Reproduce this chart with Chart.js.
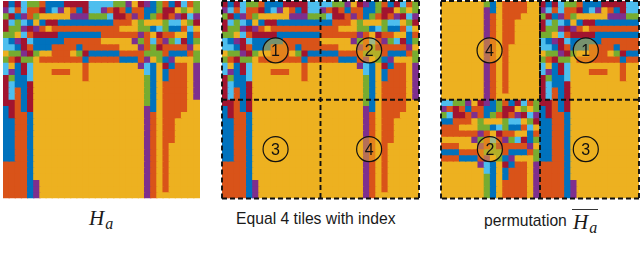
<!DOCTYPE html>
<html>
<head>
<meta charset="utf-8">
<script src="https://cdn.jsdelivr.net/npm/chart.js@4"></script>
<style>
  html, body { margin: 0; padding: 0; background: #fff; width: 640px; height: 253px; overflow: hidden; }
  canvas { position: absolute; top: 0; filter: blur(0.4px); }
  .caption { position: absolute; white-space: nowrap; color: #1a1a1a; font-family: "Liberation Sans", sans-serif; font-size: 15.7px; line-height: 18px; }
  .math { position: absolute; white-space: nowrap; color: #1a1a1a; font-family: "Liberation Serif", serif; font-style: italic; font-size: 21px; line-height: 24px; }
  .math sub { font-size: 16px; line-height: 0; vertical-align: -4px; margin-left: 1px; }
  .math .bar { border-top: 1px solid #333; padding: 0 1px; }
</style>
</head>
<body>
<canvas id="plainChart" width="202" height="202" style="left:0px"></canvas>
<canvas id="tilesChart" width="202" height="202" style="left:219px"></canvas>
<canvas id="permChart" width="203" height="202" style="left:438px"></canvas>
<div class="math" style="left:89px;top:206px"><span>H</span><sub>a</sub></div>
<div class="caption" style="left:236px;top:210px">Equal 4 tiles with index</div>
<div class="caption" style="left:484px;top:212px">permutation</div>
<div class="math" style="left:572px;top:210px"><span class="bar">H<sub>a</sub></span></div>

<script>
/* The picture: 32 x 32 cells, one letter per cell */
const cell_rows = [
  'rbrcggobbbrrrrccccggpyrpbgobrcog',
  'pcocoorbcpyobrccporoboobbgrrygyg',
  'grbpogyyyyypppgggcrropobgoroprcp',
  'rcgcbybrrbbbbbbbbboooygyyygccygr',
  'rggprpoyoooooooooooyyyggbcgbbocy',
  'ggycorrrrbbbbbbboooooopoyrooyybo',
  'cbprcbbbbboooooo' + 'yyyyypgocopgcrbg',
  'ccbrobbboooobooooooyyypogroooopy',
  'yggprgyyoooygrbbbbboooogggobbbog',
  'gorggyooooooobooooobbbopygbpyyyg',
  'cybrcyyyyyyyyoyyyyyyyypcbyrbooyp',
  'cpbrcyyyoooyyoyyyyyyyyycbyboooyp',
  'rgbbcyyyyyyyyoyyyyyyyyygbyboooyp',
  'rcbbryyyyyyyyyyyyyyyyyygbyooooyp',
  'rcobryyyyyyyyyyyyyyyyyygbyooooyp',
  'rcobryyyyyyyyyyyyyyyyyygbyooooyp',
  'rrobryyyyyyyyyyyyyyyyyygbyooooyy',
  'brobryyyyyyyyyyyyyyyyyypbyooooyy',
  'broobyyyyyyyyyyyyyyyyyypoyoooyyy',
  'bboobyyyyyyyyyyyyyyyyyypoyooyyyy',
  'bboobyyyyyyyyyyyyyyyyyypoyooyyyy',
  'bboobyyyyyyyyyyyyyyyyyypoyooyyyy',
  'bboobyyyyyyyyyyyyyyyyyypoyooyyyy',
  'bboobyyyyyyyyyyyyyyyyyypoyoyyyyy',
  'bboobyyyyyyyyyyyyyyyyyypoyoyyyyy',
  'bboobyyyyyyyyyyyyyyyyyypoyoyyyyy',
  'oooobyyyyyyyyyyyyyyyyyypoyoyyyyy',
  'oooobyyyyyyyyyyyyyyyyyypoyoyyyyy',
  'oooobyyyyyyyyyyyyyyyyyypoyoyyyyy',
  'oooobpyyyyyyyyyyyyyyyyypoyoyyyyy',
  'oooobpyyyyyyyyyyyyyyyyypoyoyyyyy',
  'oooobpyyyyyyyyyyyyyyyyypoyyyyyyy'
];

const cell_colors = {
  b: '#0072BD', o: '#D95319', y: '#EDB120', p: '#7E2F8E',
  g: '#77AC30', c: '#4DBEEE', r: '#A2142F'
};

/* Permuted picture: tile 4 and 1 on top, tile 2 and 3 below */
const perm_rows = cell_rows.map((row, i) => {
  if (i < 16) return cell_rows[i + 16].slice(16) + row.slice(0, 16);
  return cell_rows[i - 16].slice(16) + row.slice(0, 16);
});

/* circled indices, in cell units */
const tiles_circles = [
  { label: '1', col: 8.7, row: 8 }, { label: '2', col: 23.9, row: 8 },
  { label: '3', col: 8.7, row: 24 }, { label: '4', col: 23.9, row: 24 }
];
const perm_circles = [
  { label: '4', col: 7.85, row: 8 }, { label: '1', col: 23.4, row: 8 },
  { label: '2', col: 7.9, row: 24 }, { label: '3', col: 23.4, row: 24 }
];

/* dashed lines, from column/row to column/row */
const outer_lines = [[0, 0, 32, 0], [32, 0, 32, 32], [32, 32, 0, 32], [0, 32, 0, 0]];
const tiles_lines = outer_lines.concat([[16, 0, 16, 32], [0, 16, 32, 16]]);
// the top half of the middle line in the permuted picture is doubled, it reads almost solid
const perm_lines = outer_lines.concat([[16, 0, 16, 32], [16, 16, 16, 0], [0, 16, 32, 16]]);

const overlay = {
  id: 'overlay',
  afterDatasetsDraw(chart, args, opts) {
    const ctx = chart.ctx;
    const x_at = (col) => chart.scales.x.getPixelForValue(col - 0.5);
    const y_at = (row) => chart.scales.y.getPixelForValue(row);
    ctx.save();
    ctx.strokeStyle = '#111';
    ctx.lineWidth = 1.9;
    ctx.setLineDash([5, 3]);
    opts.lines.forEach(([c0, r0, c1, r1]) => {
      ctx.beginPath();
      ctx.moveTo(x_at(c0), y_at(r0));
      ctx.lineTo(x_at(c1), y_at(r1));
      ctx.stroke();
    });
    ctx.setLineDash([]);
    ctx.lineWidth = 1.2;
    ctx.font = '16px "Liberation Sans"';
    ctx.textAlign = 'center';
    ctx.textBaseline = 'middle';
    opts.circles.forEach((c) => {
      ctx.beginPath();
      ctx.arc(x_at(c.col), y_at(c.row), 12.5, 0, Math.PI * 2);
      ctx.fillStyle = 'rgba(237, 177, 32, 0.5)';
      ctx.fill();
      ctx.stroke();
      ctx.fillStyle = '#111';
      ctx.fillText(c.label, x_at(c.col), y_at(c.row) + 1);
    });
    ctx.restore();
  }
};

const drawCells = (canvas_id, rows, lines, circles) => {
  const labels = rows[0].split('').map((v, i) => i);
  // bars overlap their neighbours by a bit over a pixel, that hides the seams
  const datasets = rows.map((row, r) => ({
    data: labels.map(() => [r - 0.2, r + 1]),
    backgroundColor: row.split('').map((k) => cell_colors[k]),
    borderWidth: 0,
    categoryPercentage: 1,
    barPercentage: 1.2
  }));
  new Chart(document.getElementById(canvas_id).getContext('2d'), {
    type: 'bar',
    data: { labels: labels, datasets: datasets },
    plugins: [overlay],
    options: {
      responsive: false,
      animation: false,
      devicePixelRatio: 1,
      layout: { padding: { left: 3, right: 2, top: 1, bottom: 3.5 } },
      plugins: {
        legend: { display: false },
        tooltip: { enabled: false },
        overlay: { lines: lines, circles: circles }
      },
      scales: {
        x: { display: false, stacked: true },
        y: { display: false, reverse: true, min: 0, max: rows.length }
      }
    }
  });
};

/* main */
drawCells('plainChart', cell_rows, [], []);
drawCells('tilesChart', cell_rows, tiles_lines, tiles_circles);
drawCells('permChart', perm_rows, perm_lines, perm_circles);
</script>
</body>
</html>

...

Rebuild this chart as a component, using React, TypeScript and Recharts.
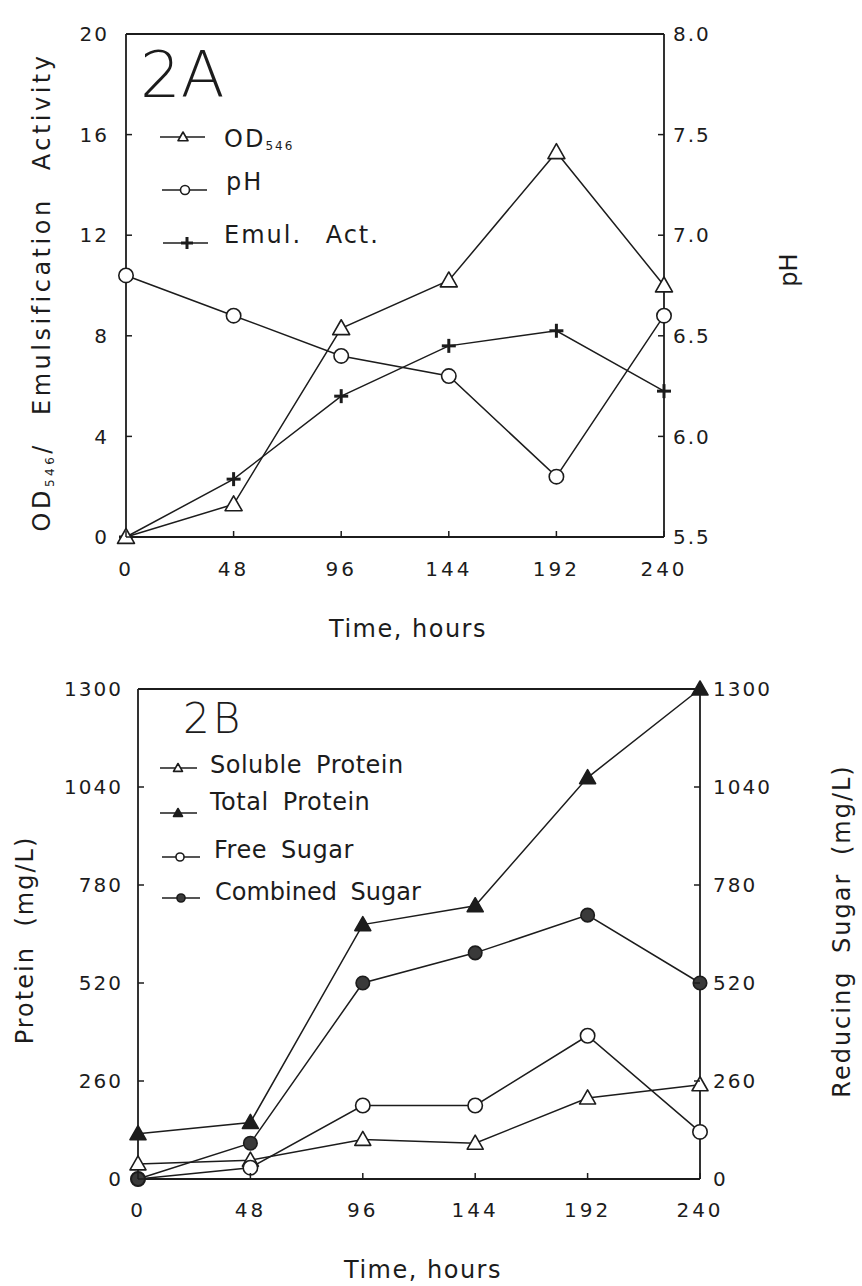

--

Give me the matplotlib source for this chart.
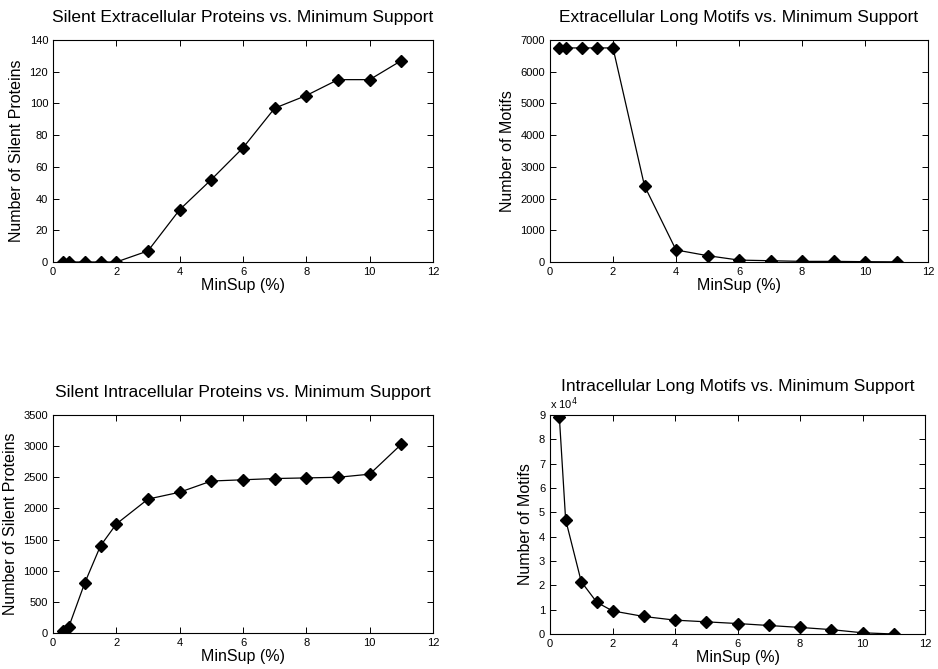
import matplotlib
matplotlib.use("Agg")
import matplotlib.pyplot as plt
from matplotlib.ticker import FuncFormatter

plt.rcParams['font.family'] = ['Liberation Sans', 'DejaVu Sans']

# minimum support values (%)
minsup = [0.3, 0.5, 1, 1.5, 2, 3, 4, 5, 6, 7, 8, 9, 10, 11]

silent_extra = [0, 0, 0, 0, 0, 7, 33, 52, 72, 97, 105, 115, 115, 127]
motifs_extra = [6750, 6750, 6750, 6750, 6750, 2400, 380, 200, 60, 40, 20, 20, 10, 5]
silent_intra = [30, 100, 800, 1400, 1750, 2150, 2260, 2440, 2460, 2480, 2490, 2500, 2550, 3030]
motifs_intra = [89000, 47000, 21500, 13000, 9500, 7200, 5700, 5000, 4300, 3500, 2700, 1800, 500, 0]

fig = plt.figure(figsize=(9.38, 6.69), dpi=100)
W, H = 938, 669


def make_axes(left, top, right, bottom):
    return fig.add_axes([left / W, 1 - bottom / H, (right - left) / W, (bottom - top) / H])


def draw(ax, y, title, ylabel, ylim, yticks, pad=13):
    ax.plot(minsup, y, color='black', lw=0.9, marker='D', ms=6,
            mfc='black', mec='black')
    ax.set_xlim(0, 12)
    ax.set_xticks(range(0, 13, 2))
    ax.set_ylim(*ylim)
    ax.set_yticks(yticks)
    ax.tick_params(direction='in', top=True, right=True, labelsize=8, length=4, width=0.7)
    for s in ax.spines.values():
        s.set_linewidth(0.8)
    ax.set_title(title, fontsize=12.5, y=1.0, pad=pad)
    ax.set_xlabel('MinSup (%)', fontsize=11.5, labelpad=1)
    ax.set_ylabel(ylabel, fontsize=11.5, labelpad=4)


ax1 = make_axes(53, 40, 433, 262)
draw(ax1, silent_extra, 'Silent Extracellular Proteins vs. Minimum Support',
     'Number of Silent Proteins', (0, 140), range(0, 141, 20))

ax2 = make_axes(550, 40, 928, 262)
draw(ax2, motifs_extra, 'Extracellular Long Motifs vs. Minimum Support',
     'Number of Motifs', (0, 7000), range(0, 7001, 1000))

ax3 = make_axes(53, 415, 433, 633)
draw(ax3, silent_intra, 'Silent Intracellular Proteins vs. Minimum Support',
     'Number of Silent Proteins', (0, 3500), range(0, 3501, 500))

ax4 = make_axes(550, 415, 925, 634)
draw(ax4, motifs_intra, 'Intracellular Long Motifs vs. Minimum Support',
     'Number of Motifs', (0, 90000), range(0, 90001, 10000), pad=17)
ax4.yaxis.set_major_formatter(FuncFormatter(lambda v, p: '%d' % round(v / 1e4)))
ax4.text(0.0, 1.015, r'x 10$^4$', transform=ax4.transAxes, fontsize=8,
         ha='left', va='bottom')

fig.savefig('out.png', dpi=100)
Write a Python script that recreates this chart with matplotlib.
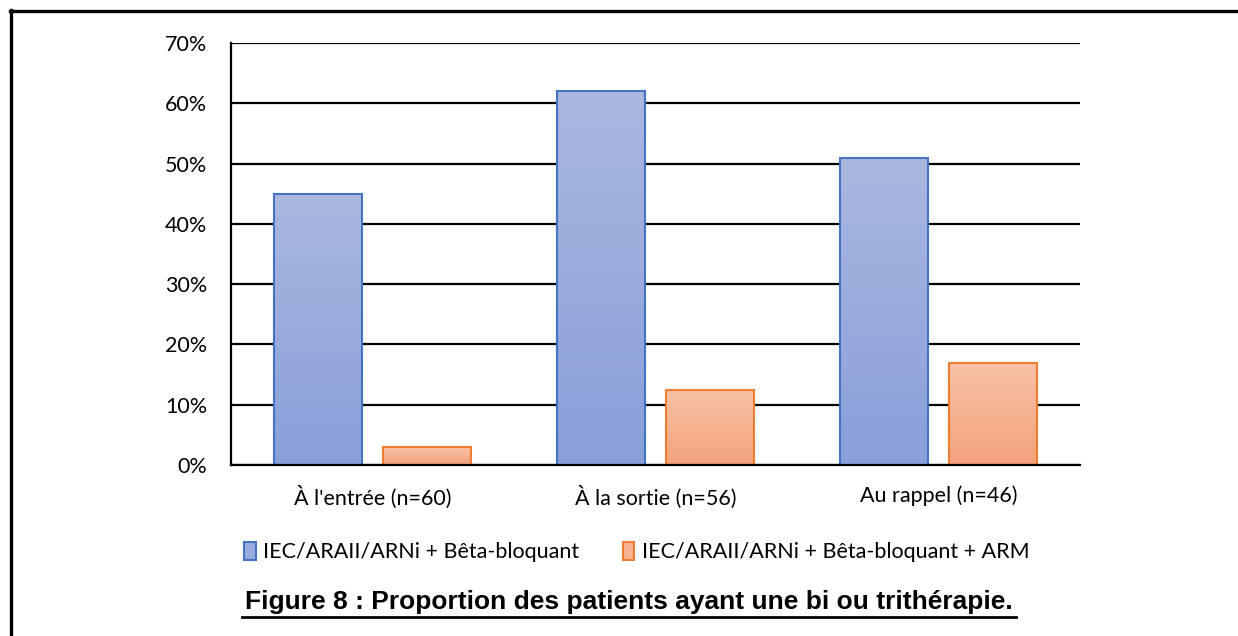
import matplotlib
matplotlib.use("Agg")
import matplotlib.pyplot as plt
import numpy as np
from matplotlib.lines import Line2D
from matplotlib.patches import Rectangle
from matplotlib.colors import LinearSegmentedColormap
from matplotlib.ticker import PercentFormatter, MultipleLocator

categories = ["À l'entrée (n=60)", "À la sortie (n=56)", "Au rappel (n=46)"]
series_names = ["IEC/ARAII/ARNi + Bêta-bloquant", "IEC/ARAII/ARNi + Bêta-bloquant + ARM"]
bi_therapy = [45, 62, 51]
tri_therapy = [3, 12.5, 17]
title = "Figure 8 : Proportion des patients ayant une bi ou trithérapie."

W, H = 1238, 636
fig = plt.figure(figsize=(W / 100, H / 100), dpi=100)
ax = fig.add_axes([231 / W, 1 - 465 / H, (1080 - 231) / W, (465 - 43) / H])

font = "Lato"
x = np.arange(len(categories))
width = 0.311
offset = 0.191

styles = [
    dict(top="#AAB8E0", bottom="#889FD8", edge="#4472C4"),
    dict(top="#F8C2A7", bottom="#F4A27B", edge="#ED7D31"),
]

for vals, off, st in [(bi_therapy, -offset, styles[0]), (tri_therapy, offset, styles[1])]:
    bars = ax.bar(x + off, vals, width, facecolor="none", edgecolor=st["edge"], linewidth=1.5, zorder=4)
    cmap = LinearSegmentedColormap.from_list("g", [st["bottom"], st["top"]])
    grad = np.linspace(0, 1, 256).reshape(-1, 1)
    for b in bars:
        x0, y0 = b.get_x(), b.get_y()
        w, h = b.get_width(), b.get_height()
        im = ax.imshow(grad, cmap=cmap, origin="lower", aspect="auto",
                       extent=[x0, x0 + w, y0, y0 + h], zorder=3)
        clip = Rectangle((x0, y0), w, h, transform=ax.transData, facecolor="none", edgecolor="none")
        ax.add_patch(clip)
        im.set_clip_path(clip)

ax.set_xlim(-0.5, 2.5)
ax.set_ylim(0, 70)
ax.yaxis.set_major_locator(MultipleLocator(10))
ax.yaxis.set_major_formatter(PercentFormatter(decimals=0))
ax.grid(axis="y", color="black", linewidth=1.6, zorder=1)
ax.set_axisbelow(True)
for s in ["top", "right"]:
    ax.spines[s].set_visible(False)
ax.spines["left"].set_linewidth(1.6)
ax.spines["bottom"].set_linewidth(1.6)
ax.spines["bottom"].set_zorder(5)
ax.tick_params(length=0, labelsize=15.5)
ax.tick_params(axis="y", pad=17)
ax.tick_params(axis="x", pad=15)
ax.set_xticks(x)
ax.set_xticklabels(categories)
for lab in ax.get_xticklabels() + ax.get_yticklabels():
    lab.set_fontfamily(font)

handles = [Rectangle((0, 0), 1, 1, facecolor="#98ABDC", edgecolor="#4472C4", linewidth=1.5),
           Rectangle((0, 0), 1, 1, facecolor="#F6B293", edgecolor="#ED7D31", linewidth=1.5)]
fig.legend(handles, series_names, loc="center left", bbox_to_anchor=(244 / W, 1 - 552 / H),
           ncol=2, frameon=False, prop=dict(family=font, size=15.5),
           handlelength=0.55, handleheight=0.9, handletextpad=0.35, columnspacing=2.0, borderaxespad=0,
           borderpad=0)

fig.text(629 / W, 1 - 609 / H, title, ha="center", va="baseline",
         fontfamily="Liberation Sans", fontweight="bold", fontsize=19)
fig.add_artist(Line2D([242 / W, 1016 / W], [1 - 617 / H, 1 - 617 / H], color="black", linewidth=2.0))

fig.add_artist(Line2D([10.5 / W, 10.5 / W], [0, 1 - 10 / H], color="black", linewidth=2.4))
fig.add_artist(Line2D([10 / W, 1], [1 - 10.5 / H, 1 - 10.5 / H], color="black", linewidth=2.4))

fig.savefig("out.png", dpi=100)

» Task to complete: Word for word, repeat the lines above from the one with "Give me the matplotlib source for this chart." through the one with "8, 9, 10, 11]", and nothing beyond them. Omit the pictures.

» Exercise result:
Give me the matplotlib source for this chart.
import matplotlib
matplotlib.use("Agg")
import matplotlib.pyplot as plt
from matplotlib.ticker import FuncFormatter

plt.rcParams['font.family'] = ['Liberation Sans', 'DejaVu Sans']

# minimum support values (%)
minsup = [0.3, 0.5, 1, 1.5, 2, 3, 4, 5, 6, 7, 8, 9, 10, 11]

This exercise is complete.